== Given request ==
Report every line below that holds the word "chart".

== Material ==
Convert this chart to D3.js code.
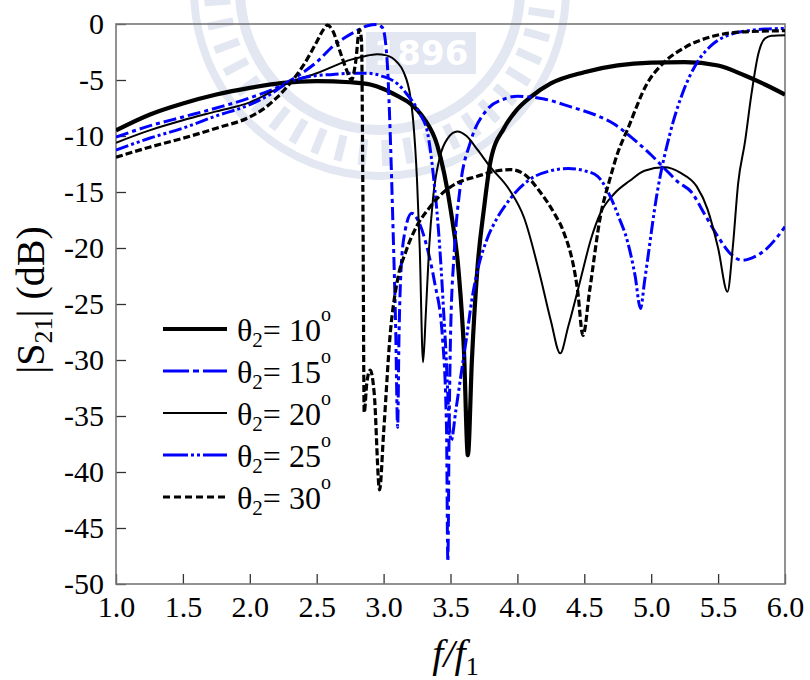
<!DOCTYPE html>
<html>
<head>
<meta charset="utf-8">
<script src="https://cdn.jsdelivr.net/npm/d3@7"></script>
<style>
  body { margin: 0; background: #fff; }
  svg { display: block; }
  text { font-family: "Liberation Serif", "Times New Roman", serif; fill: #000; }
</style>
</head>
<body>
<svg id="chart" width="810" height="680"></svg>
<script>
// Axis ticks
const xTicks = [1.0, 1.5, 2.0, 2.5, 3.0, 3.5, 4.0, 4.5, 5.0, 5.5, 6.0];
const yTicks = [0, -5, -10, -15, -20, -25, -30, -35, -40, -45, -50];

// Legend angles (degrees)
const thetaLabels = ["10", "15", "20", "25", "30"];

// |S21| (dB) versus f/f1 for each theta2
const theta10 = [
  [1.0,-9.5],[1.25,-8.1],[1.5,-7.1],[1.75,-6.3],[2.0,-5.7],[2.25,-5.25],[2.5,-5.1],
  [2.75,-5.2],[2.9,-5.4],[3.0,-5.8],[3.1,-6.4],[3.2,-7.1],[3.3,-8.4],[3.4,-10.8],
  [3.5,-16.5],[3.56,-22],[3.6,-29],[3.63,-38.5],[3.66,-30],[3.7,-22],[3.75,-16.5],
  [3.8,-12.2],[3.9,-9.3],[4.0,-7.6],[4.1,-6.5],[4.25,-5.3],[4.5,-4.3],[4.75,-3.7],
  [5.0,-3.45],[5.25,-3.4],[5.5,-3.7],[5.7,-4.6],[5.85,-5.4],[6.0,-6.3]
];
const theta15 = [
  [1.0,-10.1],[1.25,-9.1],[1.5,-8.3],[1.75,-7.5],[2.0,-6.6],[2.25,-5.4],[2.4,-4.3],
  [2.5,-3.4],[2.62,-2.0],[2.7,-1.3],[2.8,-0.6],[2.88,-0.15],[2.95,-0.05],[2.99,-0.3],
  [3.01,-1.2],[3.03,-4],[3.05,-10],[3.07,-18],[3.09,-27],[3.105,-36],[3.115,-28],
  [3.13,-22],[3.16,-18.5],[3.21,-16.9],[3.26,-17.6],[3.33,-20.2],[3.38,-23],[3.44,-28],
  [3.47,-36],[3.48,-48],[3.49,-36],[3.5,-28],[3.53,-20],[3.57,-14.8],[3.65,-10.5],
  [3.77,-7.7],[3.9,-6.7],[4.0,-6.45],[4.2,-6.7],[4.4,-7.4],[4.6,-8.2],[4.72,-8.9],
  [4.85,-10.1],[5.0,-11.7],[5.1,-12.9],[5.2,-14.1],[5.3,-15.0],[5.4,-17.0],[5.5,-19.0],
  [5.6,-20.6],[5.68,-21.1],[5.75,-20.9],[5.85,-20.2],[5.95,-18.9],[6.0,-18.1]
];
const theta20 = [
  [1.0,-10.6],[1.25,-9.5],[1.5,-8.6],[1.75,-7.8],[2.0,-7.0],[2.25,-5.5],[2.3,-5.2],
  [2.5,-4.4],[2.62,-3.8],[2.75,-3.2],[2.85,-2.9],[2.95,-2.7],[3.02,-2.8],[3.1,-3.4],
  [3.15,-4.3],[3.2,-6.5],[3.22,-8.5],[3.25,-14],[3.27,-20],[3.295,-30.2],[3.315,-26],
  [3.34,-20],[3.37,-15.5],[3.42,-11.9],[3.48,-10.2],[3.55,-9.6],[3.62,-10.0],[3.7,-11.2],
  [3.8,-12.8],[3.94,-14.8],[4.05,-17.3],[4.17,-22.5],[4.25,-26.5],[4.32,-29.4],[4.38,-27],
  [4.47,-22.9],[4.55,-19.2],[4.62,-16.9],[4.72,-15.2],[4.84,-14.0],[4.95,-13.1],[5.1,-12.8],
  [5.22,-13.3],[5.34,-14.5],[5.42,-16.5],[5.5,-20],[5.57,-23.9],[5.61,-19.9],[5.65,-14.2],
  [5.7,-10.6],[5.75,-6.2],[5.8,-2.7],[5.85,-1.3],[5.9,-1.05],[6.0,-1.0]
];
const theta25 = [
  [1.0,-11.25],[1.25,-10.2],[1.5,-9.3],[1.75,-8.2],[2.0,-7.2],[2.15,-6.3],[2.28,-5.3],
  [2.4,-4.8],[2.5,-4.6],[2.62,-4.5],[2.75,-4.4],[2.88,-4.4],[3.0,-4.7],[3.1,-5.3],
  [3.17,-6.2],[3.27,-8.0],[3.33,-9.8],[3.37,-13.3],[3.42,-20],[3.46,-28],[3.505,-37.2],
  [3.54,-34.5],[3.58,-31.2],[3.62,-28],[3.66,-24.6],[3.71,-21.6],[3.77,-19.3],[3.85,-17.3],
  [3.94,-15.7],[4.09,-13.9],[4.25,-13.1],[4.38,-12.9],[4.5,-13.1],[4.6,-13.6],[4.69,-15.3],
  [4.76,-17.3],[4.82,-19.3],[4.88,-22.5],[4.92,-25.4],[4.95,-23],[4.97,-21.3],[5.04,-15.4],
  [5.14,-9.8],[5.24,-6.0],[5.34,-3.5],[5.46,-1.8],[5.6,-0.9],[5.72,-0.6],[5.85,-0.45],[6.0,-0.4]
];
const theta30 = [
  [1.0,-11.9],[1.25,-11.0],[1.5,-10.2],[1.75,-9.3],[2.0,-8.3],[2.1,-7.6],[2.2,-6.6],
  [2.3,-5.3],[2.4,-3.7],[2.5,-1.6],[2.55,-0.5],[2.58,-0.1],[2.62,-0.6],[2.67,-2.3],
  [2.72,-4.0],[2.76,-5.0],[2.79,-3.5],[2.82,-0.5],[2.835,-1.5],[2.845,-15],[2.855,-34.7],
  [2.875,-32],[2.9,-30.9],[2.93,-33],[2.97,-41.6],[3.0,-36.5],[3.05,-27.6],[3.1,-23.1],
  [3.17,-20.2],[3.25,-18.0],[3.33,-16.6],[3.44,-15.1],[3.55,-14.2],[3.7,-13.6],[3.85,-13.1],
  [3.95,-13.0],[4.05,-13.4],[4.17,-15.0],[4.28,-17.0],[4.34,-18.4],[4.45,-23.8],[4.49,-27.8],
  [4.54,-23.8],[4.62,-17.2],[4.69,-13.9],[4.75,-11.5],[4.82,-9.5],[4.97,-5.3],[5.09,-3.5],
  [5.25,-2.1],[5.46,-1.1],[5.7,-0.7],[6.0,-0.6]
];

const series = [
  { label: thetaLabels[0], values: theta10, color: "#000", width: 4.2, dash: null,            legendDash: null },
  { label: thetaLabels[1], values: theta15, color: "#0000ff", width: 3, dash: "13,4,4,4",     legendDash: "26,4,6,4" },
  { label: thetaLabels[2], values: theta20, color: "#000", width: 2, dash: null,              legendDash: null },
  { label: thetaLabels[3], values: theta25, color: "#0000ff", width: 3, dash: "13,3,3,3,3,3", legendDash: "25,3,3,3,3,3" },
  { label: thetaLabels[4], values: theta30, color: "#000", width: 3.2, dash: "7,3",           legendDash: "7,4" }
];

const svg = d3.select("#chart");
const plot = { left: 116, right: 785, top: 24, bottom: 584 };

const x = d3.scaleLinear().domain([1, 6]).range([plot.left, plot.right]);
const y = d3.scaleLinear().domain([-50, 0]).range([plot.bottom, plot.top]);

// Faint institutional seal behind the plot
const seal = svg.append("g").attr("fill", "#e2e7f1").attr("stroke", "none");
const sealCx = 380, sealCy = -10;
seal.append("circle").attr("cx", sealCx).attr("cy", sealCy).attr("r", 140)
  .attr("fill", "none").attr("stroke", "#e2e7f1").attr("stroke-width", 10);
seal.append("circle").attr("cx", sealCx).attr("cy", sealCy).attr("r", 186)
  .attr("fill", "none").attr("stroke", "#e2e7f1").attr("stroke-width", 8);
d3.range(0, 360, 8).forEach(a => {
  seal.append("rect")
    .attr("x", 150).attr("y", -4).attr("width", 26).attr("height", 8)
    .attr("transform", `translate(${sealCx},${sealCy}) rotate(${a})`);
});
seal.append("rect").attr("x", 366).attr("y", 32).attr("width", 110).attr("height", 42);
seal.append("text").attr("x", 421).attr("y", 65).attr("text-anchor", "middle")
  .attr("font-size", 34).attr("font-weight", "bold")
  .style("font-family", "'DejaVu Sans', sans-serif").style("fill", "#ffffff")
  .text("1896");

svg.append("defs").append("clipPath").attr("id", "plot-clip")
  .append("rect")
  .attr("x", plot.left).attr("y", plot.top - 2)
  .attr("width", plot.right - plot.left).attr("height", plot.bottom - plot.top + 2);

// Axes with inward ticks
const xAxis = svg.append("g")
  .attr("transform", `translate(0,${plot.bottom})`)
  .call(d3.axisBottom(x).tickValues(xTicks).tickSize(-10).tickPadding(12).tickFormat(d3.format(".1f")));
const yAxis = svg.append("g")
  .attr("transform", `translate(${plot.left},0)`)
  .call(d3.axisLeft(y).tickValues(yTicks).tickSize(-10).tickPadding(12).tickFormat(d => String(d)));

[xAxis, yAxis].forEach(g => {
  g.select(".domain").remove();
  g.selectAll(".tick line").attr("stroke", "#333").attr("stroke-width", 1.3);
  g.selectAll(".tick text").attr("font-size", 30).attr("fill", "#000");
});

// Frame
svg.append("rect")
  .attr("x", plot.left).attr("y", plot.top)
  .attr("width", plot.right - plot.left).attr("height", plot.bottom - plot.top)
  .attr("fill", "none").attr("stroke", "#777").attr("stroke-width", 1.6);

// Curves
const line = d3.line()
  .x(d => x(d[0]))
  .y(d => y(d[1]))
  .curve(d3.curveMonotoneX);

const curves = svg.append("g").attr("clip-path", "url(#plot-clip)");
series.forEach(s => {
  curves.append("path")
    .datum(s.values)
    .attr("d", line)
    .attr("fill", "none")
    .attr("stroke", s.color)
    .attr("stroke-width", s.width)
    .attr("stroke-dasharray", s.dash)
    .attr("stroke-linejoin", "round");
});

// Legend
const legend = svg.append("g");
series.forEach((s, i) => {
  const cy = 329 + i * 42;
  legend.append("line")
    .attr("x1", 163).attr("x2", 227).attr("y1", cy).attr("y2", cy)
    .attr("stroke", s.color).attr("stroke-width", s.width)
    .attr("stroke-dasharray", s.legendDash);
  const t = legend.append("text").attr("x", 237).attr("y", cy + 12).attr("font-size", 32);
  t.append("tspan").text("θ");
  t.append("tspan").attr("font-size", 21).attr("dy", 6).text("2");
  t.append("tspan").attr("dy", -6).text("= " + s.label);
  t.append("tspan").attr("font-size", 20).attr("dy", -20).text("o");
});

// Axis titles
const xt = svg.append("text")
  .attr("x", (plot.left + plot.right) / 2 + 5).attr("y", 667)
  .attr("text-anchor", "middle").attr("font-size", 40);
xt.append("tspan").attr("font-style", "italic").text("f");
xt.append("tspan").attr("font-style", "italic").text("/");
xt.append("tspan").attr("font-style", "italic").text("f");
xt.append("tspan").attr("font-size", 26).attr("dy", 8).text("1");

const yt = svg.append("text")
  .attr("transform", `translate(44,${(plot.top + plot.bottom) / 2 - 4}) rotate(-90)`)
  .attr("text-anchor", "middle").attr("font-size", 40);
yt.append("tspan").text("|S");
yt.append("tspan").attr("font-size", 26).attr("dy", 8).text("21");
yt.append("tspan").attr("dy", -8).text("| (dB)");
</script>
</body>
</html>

== Finished answer ==
Convert this chart to D3.js code.
<svg id="chart" width="810" height="680"></svg>
const svg = d3.select("#chart");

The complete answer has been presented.